Betancourt out to prove he is everyday player

Published Apr. 3, 2012 3:17 p.m. ET

When the Royals demoted second baseman Johnny Giavotella last Sunday, it signaled that the organization wasn't willing to sacrifice any defense.

It almost surely means that Royals fans are going to see a whole lot more of Yuniesky Betancourt.

Manager Ned Yost's plan is to split time between Betancourt and Chris Getz. But behind the scenes the feeling is that Betancourt can give the Royals more offense and defense.

That last bit will no doubt send the sabermetric sect out there into a frenzy. Betancourt has been the sabermetric society's punching bag for years because of suspect offensive and defensive stats, and Royals fans among that society were bewildered when the Royals signed Betancourt during the off-season,

The signing – one year at $2 million – came almost a year to the date of after the Royals traded Betancourt to Milwaukee, perhaps the best part of that blockbuster trade to the Royals' sabermetric crowd.

So, once again, as was the case in 2010, Royals general manager Dayton Moore has had to defend the acquisition of Betancourt to a segment of the fan base.

Except that Moore really isn't feeling the need to defend anything this time.

"I'm not going to spend my time doing so," Moore said by phone. "The truth is, we have a shortstop who we feel is the long-term answer in Alcides Escobar but we didn't have anyone backing him up. We also had a need at second base because at the time Johnny's defensive skills at the big-league level were certainly in question.

"Yuni provided the answer to the problem. He is a player with some pop in his bat who can play short and can play second, and play third as well. We didn't have that type of utility player. There's nothing really to defend."

But with Giavotella's demotion, and with the fact that no one will be "groomed" at second base, the door is open for a veteran such as Betancourt and his .292 career on-base percentage to play more than just a few times a week, as was originally thought.

"How much Yuni plays and where he plays is up to the manager," Moore said.

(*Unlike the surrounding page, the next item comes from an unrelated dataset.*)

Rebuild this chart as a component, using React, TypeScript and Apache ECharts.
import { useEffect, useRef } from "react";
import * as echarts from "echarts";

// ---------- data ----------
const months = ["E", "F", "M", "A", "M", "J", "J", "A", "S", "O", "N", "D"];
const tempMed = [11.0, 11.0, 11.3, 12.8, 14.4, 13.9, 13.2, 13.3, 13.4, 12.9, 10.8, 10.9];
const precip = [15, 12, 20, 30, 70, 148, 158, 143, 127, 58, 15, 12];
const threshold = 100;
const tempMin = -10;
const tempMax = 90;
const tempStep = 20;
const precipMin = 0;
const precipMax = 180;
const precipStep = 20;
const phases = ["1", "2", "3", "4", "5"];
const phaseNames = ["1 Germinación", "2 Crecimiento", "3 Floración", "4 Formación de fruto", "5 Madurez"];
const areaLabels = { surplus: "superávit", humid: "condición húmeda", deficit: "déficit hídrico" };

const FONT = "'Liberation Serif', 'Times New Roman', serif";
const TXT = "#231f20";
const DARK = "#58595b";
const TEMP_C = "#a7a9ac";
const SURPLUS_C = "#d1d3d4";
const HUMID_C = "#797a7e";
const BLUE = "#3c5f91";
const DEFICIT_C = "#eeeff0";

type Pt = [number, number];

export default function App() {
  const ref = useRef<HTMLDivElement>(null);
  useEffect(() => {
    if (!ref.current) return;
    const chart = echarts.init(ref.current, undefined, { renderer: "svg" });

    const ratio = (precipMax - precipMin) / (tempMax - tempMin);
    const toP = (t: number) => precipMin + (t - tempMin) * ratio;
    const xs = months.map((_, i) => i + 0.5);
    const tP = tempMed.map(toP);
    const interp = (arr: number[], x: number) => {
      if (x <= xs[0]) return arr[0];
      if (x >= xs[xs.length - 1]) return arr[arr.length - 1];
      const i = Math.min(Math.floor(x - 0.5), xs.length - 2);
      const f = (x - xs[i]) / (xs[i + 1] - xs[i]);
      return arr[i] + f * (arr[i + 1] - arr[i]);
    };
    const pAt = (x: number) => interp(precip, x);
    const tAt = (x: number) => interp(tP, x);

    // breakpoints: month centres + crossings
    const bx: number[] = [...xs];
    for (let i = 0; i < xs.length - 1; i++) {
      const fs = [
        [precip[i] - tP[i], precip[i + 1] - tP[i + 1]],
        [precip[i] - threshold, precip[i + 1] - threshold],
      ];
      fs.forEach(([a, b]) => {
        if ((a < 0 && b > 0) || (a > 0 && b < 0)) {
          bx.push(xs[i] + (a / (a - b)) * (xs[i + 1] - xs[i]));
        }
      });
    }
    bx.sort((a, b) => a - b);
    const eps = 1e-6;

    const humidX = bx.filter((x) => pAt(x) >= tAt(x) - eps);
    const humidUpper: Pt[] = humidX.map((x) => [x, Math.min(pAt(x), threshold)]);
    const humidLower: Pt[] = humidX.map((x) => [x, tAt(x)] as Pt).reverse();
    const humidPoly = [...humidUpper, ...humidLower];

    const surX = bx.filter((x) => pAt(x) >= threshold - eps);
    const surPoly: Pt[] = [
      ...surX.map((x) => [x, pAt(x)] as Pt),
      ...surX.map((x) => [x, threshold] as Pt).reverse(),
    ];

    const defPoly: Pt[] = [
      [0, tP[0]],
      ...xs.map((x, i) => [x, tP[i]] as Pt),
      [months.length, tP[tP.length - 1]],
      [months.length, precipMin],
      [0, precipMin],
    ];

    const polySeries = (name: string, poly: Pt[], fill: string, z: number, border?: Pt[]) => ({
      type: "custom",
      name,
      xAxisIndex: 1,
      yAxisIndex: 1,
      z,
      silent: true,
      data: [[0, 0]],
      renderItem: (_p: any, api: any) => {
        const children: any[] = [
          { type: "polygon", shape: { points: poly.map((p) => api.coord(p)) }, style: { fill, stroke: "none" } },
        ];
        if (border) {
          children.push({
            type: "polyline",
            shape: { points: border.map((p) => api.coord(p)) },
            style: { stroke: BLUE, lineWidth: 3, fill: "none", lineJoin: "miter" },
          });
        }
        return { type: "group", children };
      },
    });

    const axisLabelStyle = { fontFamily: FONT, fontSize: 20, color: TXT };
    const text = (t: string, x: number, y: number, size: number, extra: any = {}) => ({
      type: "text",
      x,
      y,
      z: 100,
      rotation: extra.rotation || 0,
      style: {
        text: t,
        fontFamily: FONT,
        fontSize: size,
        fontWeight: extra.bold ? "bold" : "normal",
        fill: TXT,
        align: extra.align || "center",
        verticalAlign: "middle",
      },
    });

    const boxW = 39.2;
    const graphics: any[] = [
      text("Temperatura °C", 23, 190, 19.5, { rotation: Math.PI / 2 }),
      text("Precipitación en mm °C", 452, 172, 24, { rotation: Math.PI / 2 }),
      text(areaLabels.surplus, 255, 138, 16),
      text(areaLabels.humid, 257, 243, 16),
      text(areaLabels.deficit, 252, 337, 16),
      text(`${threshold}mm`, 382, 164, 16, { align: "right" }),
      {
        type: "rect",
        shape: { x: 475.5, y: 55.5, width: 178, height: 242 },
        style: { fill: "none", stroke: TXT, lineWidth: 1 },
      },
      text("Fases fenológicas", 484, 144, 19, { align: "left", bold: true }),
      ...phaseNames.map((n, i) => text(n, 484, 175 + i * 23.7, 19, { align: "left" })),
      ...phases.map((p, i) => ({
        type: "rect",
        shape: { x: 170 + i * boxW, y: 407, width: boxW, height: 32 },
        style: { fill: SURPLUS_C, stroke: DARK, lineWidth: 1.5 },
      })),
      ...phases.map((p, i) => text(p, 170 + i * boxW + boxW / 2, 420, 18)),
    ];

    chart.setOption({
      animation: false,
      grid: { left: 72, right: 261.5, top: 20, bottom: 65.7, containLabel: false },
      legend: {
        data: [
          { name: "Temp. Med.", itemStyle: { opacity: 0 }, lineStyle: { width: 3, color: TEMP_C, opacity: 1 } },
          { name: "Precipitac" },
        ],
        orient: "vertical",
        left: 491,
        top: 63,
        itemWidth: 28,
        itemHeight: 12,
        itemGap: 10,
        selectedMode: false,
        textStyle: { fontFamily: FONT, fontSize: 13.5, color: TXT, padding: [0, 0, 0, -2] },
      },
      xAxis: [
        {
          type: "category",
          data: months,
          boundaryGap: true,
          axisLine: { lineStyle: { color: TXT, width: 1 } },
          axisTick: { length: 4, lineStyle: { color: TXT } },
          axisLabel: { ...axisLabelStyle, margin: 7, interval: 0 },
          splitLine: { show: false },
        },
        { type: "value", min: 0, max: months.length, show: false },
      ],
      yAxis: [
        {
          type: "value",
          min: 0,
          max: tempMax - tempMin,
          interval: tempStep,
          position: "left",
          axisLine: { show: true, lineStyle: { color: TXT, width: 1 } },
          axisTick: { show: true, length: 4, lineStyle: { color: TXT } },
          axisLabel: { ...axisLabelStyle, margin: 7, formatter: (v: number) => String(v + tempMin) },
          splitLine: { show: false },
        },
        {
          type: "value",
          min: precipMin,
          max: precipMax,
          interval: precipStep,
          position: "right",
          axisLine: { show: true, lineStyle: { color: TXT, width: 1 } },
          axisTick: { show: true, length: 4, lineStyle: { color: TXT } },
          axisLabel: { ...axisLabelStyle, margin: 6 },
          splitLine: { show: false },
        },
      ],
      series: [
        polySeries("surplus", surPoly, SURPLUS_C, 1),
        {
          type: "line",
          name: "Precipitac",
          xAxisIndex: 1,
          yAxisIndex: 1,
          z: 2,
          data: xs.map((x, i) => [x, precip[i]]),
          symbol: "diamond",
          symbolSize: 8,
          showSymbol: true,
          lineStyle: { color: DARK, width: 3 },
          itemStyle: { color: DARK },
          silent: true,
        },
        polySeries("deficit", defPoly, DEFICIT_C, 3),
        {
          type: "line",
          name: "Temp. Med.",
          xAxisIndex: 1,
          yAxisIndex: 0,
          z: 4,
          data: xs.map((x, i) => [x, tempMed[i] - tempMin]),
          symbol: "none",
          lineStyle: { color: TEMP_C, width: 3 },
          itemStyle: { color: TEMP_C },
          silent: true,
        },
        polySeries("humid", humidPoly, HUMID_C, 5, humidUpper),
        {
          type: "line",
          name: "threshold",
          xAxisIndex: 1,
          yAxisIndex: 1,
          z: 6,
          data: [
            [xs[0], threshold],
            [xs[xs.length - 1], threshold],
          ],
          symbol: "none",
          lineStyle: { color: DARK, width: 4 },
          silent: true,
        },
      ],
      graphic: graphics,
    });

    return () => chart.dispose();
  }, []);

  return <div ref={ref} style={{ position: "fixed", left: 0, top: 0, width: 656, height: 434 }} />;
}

The guess here, though, is Betancourt will play almost regularly, mainly because he provides extra-base power that Getz never will, and because the gap in defense between Betancourt and Getz, if there is one, isn't that great.

Betancourt has impressed the Royals' coaching staff with his ability to get reacclimated to the second-base position he played often in Cuba.

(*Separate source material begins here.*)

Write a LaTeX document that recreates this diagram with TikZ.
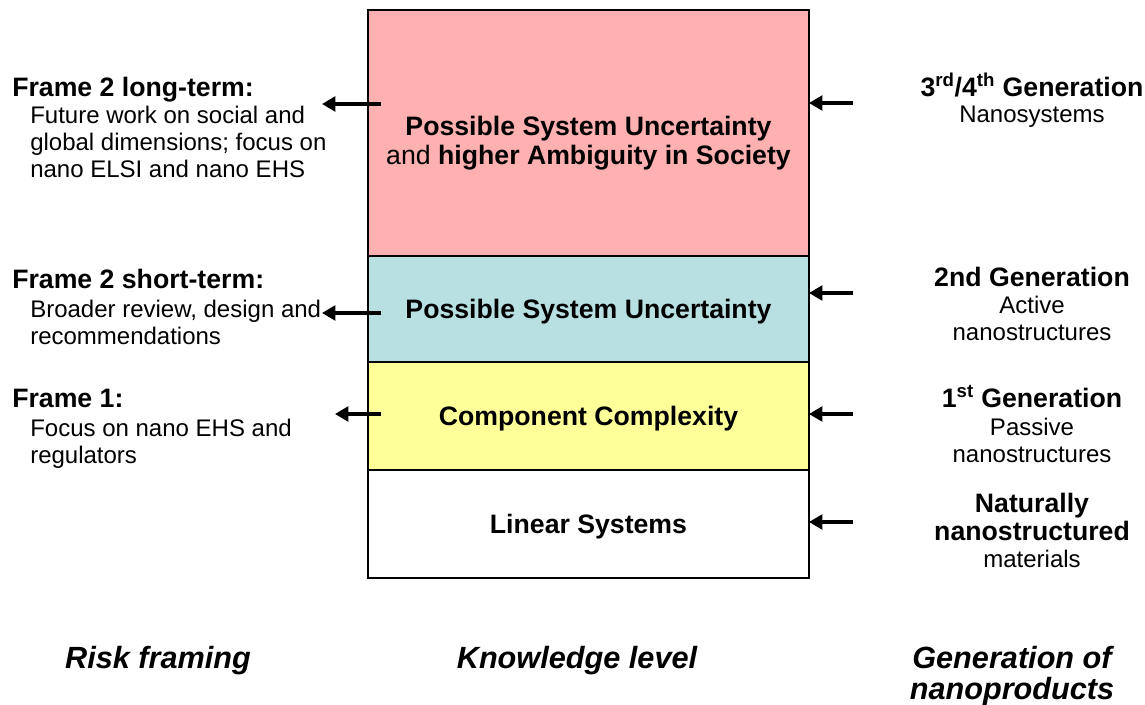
\documentclass[tikz,border=0pt]{standalone}
\usepackage{fontspec}
\setmainfont{Liberation Sans}
\usetikzlibrary{arrows.meta, positioning}
\definecolor{riskred}{HTML}{FFB0B0}
\definecolor{riskblue}{HTML}{B8E0E2}
\definecolor{riskyellow}{HTML}{FFFF99}

\begin{document}
\begin{tikzpicture}[x=0.75pt, y=-0.75pt,
    layer/.style={rectangle, draw=black, line width=1pt, minimum width=330.75pt, outer sep=0pt, inner sep=0pt, text depth=0pt, align=center, font=\fontsize{20}{21.75}\selectfont\bfseries},
    head/.style={inner sep=0pt, font=\fontsize{20}{21}\selectfont\bfseries},
    body/.style={inner sep=0pt, font=\fontsize{18}{20.25}\selectfont},
    axis/.style={inner sep=0pt, align=center, font=\fontsize{23}{23.25}\selectfont\bfseries\itshape},
    arrow/.style={-{Triangle[length=10pt, width=11pt]}, line width=3pt}
]
\useasboundingbox (0,0) rectangle (1145,705);

% Knowledge levels
\node[layer, fill=riskred, minimum height=184.5pt, text height=47pt, anchor=north west] (ambig) at (368,10) {Possible System Uncertainty\\{\mdseries and} higher Ambiguity in Society};
\node[layer, fill=riskblue, minimum height=79.5pt, below=0pt of ambig] (sysunc) {Possible System Uncertainty};
\node[layer, fill=riskyellow, minimum height=81pt, below=0pt of sysunc] (compcx) {Component Complexity};
\node[layer, fill=white, minimum height=81pt, below=0pt of compcx] (linsys) {Linear Systems};

% Risk framing (base = last line)
\node[head, anchor=base west] (frameLong) at (12,97) {Frame 2 long-term:};
\node[body, anchor=base west, align=left] (frameLongTxt) at (30,178) {Future work on social and\\global dimensions; focus on\\nano ELSI and nano EHS};
\node[head, anchor=base west] (frameShort) at (12,289) {Frame 2 short-term:};
\node[body, anchor=base west, align=left] (frameShortTxt) at (30,345) {Broader review, design and\\recommendations};
\node[head, anchor=base west] (frameOne) at (12,407) {Frame 1:};
\node[body, anchor=base west, align=left] (frameOneTxt) at (30,463) {Focus on nano EHS and\\regulators};

% Generations
\node[head, anchor=base] (genFour) at (1032,97) {3\textsuperscript{rd}/4\textsuperscript{th} Generation};
\node[body, anchor=base, align=center] (genFourTxt) at (1032,123) {Nanosystems};
\node[head, anchor=base] (genTwo) at (1032,287) {2nd Generation};
\node[body, anchor=base, align=center] (genTwoTxt) at (1032,341) {Active\\nanostructures};
\node[head, anchor=base] (genOne) at (1032,408) {1\textsuperscript{st} Generation};
\node[body, anchor=base, align=center] (genOneTxt) at (1032,462) {Passive\\nanostructures};
\node[head, anchor=base, align=center] (genNat) at (1032,540) {Naturally\\nanostructured};
\node[body, anchor=base, align=center] (genNatTxt) at (1032,567) {materials};

% Column titles
\node[axis, anchor=base] (framing) at (158,668) {Risk framing};
\node[axis, anchor=base] (knowledge) at (577,668) {Knowledge level};
\node[axis, anchor=base] (generation) at (1012,699) {Generation of\\nanoproducts};

% Arrows to the risk framing
\coordinate (tipLong) at (322,104);
\coordinate (tipShort) at (322,313);
\coordinate (tipOne) at (335,414);
\draw[arrow] ([xshift=9.75pt]ambig.west |- tipLong) -- (tipLong);
\draw[arrow] ([xshift=9.75pt]sysunc.west |- tipShort) -- (tipShort);
\draw[arrow] ([xshift=9.75pt]compcx.west |- tipOne) -- (tipOne);

% Arrows from the generations
\coordinate (tailFour) at (853,103);
\coordinate (tailTwo) at (853,293);
\coordinate (tailOne) at (853,414);
\coordinate (tailNat) at (853,522);
\draw[arrow] (tailFour) -- (ambig.east |- tailFour);
\draw[arrow] (tailTwo) -- (sysunc.east |- tailTwo);
\draw[arrow] (tailOne) -- (compcx.east |- tailOne);
\draw[arrow] (tailNat) -- (linsys.east |- tailNat);
\end{tikzpicture}
\end{document}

"A very quick transfer on the double-play," Moore noted. "Very quick hands and can turn the double play. He also, as everyone can see, goes very well to his right. Defensively, he will be just fine there I believe."

The Royals also realize that first baseman Eric Hosmer goes extremely well to his right, meaning Betancourt could get some help on balls hit toward the right-side hole.

Offensively, Betancourt's numbers produce the biggest debate. He did set career highs in 2010 with the Royals when he hit 16 homers with 78 RBIs. The Royals certainly would take that again.

But one reason he can draw fans' ire is that woeful .292 on-base percentage, and his tendency to swing early in the count, even when an opposing pitcher may have walked consecutive hitters. That issue came up during Betancourt's one-year stint with the Brewers, whose fans became frustrated to the point of booing him at times last season.

Even Brewers manager Ron Roenicke addressed that issue last summer and explained why he stopped trying to get Betancourt to take some pitches.

"It doesn't work," Roenicke said. "You ask him to take a pitch and then the next pitch he's going to swing at a lot.

"A player doesn't always figure out why you're asking him to do things. They think you're trying to dictate things to him. If I tell Yuni, `Hey, you have to go up and take the first pitch every at-bat,' he's going to say, `Why does he want me to do this? My batting average is good when it's a 0-0 count.' But that's a very misleading stat."

Moore, too, said he and his people have examined all of Betancourt's stats and still come to the same conclusion they did in 2010.

"You have to trust your eyes and what you're seeing," Moore said. "He had a good year for us and he played shortstop every day for a team (the Brewers) who won their division and went to the championship series. That's the bottom line. And I think he'll play well for us."

And, Betancourt may play a lot. Even Betancourt acknowledge to The Kansas City Star earlier this spring that he wasn't exactly ready to become a backup player.

"I'm used to playing every day," he said. "I believe in my talent, and I believe what I can do on the baseball field. I only have to wait for my opportunity and for (my talent) to take over."